• **Written request**
Only the lines from the start of the data to the line containing "(1270,9) -- (1270,32);", both included, should be output, exactly and without pictures.

• **Given data**
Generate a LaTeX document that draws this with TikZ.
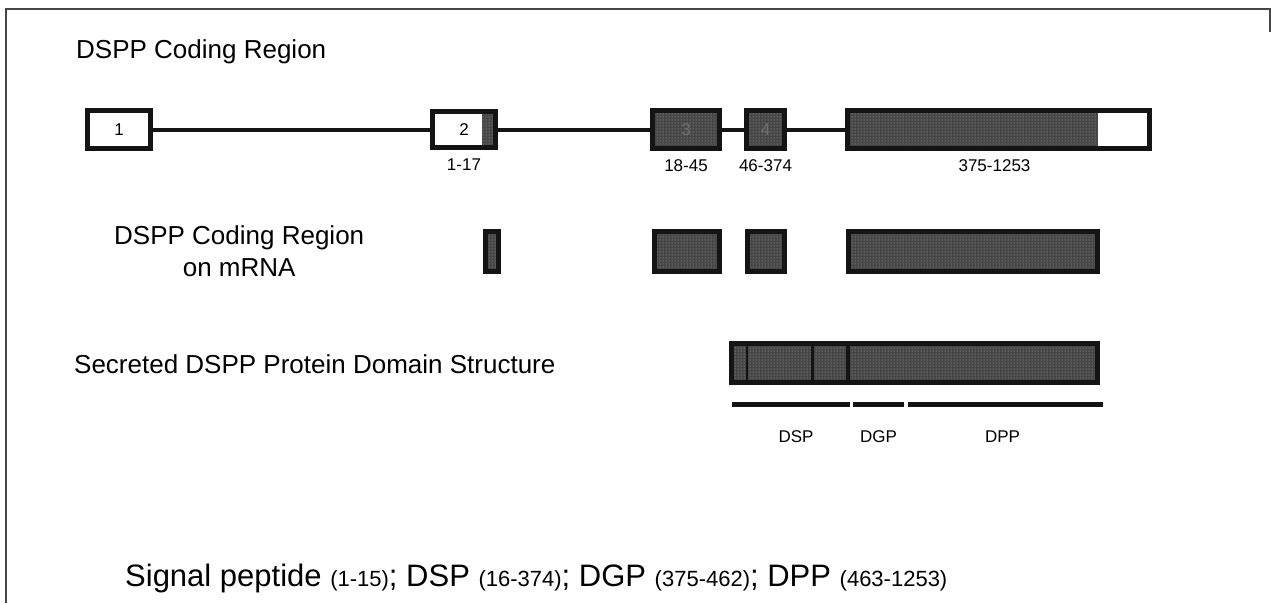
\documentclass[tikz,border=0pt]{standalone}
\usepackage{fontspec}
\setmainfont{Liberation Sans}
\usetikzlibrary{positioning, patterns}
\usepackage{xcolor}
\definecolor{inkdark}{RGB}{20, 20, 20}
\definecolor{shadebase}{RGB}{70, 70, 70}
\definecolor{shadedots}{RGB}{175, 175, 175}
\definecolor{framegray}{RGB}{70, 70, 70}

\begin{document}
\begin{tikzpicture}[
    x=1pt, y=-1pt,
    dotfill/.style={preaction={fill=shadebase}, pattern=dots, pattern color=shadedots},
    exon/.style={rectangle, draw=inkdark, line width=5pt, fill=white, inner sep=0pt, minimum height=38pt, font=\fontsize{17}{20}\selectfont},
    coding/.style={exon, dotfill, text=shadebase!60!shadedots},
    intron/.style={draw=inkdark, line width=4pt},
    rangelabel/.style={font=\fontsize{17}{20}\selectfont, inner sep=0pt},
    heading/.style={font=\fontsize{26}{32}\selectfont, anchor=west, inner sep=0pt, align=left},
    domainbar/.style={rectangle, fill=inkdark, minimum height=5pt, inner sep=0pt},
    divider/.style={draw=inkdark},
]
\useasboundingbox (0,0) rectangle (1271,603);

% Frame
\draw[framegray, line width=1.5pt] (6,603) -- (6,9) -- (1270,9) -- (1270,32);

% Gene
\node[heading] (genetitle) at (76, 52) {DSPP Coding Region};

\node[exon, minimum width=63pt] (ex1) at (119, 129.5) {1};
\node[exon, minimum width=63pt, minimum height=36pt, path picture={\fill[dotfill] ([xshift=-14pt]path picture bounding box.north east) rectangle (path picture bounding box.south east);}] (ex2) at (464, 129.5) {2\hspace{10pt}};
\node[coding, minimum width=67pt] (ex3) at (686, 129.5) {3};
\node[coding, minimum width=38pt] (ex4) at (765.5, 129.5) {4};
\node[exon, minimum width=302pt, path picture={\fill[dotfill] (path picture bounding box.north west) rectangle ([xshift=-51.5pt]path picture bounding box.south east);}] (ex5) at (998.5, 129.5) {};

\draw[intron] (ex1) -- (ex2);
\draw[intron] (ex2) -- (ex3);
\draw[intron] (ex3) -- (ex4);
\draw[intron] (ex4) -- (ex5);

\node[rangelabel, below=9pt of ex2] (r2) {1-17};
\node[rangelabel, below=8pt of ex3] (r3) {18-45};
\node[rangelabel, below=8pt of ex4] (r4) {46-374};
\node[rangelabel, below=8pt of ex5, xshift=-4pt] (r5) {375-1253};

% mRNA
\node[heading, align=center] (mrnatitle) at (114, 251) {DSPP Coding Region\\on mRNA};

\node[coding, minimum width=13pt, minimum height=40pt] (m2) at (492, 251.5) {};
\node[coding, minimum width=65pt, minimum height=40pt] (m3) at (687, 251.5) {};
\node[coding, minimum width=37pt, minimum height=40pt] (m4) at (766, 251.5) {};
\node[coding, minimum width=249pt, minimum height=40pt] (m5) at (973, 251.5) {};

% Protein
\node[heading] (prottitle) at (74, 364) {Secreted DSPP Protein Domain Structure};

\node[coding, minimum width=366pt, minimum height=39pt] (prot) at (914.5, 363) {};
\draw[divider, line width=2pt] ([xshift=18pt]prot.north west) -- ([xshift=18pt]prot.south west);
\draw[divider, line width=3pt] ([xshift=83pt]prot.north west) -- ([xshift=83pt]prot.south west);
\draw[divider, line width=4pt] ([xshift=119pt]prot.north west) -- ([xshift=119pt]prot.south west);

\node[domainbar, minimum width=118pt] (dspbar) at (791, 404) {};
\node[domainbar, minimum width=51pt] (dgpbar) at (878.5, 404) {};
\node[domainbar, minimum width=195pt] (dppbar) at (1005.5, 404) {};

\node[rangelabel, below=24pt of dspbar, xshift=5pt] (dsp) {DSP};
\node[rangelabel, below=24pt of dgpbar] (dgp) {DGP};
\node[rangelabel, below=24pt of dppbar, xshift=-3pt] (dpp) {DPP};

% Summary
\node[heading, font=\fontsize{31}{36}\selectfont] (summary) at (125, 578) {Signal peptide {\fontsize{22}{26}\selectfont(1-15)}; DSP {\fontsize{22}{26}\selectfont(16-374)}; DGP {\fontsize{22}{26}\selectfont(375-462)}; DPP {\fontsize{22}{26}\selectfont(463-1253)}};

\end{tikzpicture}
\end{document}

• **Output of the exercise**
Generate a LaTeX document that draws this with TikZ.
\documentclass[tikz,border=0pt]{standalone}
\usepackage{fontspec}
\setmainfont{Liberation Sans}
\usetikzlibrary{positioning, patterns}
\usepackage{xcolor}
\definecolor{inkdark}{RGB}{20, 20, 20}
\definecolor{shadebase}{RGB}{70, 70, 70}
\definecolor{shadedots}{RGB}{175, 175, 175}
\definecolor{framegray}{RGB}{70, 70, 70}

\begin{document}
\begin{tikzpicture}[
    x=1pt, y=-1pt,
    dotfill/.style={preaction={fill=shadebase}, pattern=dots, pattern color=shadedots},
    exon/.style={rectangle, draw=inkdark, line width=5pt, fill=white, inner sep=0pt, minimum height=38pt, font=\fontsize{17}{20}\selectfont},
    coding/.style={exon, dotfill, text=shadebase!60!shadedots},
    intron/.style={draw=inkdark, line width=4pt},
    rangelabel/.style={font=\fontsize{17}{20}\selectfont, inner sep=0pt},
    heading/.style={font=\fontsize{26}{32}\selectfont, anchor=west, inner sep=0pt, align=left},
    domainbar/.style={rectangle, fill=inkdark, minimum height=5pt, inner sep=0pt},
    divider/.style={draw=inkdark},
]
\useasboundingbox (0,0) rectangle (1271,603);

% Frame
\draw[framegray, line width=1.5pt] (6,603) -- (6,9) -- (1270,9) -- (1270,32);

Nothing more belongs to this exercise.